Оба сада – и старый, и молодой – захлебывались от цветения. В усадебном парке, радостном, весеннем, еще полупрозрачном, был спешно поставлен склеп, пока деревянный, временный, но Радович, уже знавший жену хорошо, не сомневался, что через год-другой здесь будет возведена усыпальница не хуже царской. Ошибся. Туся поставила над могилой Мейзеля часовню – кружевную, нежную, розово-мраморную, похожую на девочку-подростка, которая привстала на цыпочки, чтоб дотянуться до поспевших яблок.

В Бога она не верила, кстати. Как и Мейзель.

Он сам ее так воспитал.

Духовную огласили на поминках – заверенную по всем правилам у нотариуса. Мейзель, педантично разузнавший, что к домашним завещаниям много придирок, предпочел не возиться с поиском достойных душеприказчиков и бумаги, удовлетворяющей капризный Сенат. Имущества он не нажил, зато капитал в денежных бумагах в размере двухсот восьмидесяти семи тысяч сорока рублей должен был быть передан Наталье Владимировне Радович (в девичестве – Борятинской) и употреблен на осуществление любого ее желания.

Туся перестала плакать – первый раз с пятого мая. Приподняла голову, словно не веря. И вдруг встала и, зажимая рот платком, побежала вон. Спешно, на живую нитку сшитое траурное платье шумно заторопилось вместе с ней, заглушив последние слова Мейзеля. В завещании он распорядился, чтобы на его погребение было употреблено не более двухсот рублей из указанных денег.

Не хотел быть в тягость даже в этом. Даже мертвый не желал обременить.

Эту волю никто не выполнил. Не услышал.

Радович нашел Тусю в конюшне. Она шагами вымеряла стены, что-то тихо бормоча. Потом повернулась к Радовичу – совершенно прежняя, сияющая сквозь опухшее, раненое, больное тем же самым яростным рваным светом, который так поразил его когда-то при первой встрече.

С таким же страшным и радостным лицом Вук Короман всегда садился за карточный стол. У Саши такое же лицо было, когда он… Когда мы…

Радович сглотнул.
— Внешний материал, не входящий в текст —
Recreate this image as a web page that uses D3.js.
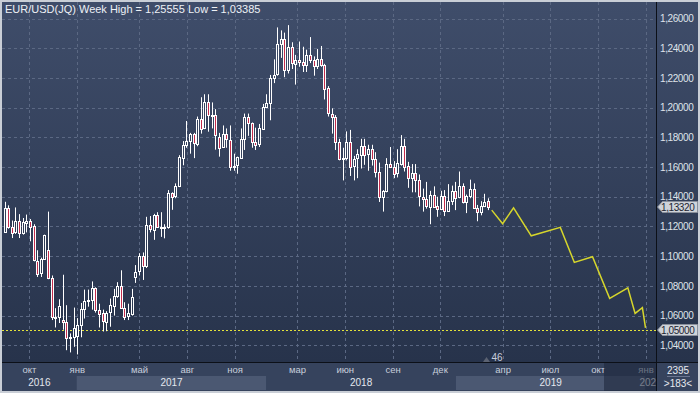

Нет. Не вспоминать. Нельзя вспоминать. Нельзя.

Всё теперь будет, – сказала Туся хриплым, растрепанным от слёз, как будто войлочным голосом. – Ставочная конюшня. Призовая. Маточная. Жеребятник. Манеж. Свой завод – самый лучший в России.

Но главное – пастбища свои.

Наконец-то.

Наконец-то!


Конный завод в Анне был заложен через три месяца после смерти Мейзеля. Туся ухнула в строительство с головой – как когда-то прыгала в Битюг, с визгом, с веселыми брызгами. Она спорила с архитектором, бранилась с подрядчиками, требовала невозможного – и невозможное это, как всегда, получала. Радович, и через семь лет брака не переставший бояться, что в одно прекрасное утро его за полной никчемностью вышвырнут вон, пытался помогать жене во всем, суетился, сновал, лез под ноги – и презирал себя за это отчаянно.